**TASK PROMPT:** Write each line out exactly, leaving none out.
○ ○ ○ ○ ○ ○ ○
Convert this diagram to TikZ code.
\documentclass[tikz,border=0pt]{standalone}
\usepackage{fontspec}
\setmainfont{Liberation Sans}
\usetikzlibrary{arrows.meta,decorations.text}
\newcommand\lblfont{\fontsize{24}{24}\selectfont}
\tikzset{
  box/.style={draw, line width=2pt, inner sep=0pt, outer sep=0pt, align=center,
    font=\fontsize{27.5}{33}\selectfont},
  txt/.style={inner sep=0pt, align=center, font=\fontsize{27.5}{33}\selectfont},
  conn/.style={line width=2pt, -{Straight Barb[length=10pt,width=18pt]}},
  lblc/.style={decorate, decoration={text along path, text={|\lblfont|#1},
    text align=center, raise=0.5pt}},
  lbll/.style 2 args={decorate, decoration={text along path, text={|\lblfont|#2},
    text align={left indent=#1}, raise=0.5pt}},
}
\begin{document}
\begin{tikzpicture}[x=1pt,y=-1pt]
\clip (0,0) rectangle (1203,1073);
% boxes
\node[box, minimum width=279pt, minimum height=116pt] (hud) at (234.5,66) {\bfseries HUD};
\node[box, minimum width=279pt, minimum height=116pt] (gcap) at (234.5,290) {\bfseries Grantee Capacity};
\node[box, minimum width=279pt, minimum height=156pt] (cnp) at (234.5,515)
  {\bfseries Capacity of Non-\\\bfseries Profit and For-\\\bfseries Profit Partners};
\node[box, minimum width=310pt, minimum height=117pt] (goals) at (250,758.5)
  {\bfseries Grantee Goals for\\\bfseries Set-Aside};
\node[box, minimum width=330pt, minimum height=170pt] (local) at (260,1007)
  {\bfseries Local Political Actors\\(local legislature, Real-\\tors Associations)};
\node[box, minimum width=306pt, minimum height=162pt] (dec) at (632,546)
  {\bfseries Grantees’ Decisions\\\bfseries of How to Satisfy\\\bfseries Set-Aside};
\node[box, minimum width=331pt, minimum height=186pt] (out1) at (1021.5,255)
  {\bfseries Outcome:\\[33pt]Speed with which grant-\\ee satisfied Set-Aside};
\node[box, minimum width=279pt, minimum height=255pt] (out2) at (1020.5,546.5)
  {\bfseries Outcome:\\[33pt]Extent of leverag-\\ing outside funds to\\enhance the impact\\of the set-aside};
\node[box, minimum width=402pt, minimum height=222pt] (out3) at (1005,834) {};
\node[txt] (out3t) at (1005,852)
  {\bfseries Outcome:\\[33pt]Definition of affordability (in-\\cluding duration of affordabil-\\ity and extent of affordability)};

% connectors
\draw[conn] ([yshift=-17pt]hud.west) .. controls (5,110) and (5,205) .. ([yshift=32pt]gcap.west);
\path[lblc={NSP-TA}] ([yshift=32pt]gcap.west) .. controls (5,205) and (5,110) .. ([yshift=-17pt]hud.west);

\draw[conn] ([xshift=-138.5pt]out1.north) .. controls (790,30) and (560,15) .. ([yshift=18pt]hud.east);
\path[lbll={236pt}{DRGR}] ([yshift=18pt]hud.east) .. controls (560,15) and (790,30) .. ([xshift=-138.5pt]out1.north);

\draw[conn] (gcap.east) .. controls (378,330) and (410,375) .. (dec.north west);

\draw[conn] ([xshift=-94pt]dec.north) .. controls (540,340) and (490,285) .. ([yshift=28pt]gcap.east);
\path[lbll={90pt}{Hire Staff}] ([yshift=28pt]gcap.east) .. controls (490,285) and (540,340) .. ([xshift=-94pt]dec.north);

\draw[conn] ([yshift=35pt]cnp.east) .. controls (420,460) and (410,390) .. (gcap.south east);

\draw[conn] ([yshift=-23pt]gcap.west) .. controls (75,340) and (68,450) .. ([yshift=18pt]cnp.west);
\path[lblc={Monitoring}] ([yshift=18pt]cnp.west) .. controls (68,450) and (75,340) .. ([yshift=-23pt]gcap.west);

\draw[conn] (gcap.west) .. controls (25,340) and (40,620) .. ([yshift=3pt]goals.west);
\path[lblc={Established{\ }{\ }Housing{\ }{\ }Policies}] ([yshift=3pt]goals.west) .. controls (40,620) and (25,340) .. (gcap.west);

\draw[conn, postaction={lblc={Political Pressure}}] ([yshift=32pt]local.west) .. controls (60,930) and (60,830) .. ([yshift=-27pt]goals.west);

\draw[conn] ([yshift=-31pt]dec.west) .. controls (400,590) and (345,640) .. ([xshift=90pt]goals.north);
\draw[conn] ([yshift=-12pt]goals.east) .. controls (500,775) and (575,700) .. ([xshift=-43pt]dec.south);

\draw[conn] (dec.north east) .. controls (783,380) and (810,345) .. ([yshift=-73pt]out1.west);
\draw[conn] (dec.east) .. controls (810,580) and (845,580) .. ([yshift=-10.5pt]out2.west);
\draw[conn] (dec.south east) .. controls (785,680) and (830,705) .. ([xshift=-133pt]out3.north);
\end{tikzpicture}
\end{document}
○ ○ ○ ○ ○ ○ ○
**WRITTEN ANSWER:**
Convert this diagram to TikZ code.
\documentclass[tikz,border=0pt]{standalone}
\usepackage{fontspec}
\setmainfont{Liberation Sans}
\usetikzlibrary{arrows.meta,decorations.text}
\newcommand\lblfont{\fontsize{24}{24}\selectfont}
\tikzset{
  box/.style={draw, line width=2pt, inner sep=0pt, outer sep=0pt, align=center,
    font=\fontsize{27.5}{33}\selectfont},
  txt/.style={inner sep=0pt, align=center, font=\fontsize{27.5}{33}\selectfont},
  conn/.style={line width=2pt, -{Straight Barb[length=10pt,width=18pt]}},
  lblc/.style={decorate, decoration={text along path, text={|\lblfont|#1},
    text align=center, raise=0.5pt}},
  lbll/.style 2 args={decorate, decoration={text along path, text={|\lblfont|#2},
    text align={left indent=#1}, raise=0.5pt}},
}
\begin{document}
\begin{tikzpicture}[x=1pt,y=-1pt]
\clip (0,0) rectangle (1203,1073);
% boxes
\node[box, minimum width=279pt, minimum height=116pt] (hud) at (234.5,66) {\bfseries HUD};
\node[box, minimum width=279pt, minimum height=116pt] (gcap) at (234.5,290) {\bfseries Grantee Capacity};
\node[box, minimum width=279pt, minimum height=156pt] (cnp) at (234.5,515)
  {\bfseries Capacity of Non-\\\bfseries Profit and For-\\\bfseries Profit Partners};
\node[box, minimum width=310pt, minimum height=117pt] (goals) at (250,758.5)
  {\bfseries Grantee Goals for\\\bfseries Set-Aside};
\node[box, minimum width=330pt, minimum height=170pt] (local) at (260,1007)
  {\bfseries Local Political Actors\\(local legislature, Real-\\tors Associations)};
\node[box, minimum width=306pt, minimum height=162pt] (dec) at (632,546)
  {\bfseries Grantees’ Decisions\\\bfseries of How to Satisfy\\\bfseries Set-Aside};
\node[box, minimum width=331pt, minimum height=186pt] (out1) at (1021.5,255)
  {\bfseries Outcome:\\[33pt]Speed with which grant-\\ee satisfied Set-Aside};
\node[box, minimum width=279pt, minimum height=255pt] (out2) at (1020.5,546.5)
  {\bfseries Outcome:\\[33pt]Extent of leverag-\\ing outside funds to\\enhance the impact\\of the set-aside};
\node[box, minimum width=402pt, minimum height=222pt] (out3) at (1005,834) {};
\node[txt] (out3t) at (1005,852)
  {\bfseries Outcome:\\[33pt]Definition of affordability (in-\\cluding duration of affordabil-\\ity and extent of affordability)};

% connectors
\draw[conn] ([yshift=-17pt]hud.west) .. controls (5,110) and (5,205) .. ([yshift=32pt]gcap.west);
\path[lblc={NSP-TA}] ([yshift=32pt]gcap.west) .. controls (5,205) and (5,110) .. ([yshift=-17pt]hud.west);

\draw[conn] ([xshift=-138.5pt]out1.north) .. controls (790,30) and (560,15) .. ([yshift=18pt]hud.east);
\path[lbll={236pt}{DRGR}] ([yshift=18pt]hud.east) .. controls (560,15) and (790,30) .. ([xshift=-138.5pt]out1.north);

\draw[conn] (gcap.east) .. controls (378,330) and (410,375) .. (dec.north west);

\draw[conn] ([xshift=-94pt]dec.north) .. controls (540,340) and (490,285) .. ([yshift=28pt]gcap.east);
\path[lbll={90pt}{Hire Staff}] ([yshift=28pt]gcap.east) .. controls (490,285) and (540,340) .. ([xshift=-94pt]dec.north);

\draw[conn] ([yshift=35pt]cnp.east) .. controls (420,460) and (410,390) .. (gcap.south east);

\draw[conn] ([yshift=-23pt]gcap.west) .. controls (75,340) and (68,450) .. ([yshift=18pt]cnp.west);
\path[lblc={Monitoring}] ([yshift=18pt]cnp.west) .. controls (68,450) and (75,340) .. ([yshift=-23pt]gcap.west);

\draw[conn] (gcap.west) .. controls (25,340) and (40,620) .. ([yshift=3pt]goals.west);
\path[lblc={Established{\ }{\ }Housing{\ }{\ }Policies}] ([yshift=3pt]goals.west) .. controls (40,620) and (25,340) .. (gcap.west);

\draw[conn, postaction={lblc={Political Pressure}}] ([yshift=32pt]local.west) .. controls (60,930) and (60,830) .. ([yshift=-27pt]goals.west);

\draw[conn] ([yshift=-31pt]dec.west) .. controls (400,590) and (345,640) .. ([xshift=90pt]goals.north);
\draw[conn] ([yshift=-12pt]goals.east) .. controls (500,775) and (575,700) .. ([xshift=-43pt]dec.south);

\draw[conn] (dec.north east) .. controls (783,380) and (810,345) .. ([yshift=-73pt]out1.west);
\draw[conn] (dec.east) .. controls (810,580) and (845,580) .. ([yshift=-10.5pt]out2.west);
\draw[conn] (dec.south east) .. controls (785,680) and (830,705) .. ([xshift=-133pt]out3.north);
\end{tikzpicture}
\end{document}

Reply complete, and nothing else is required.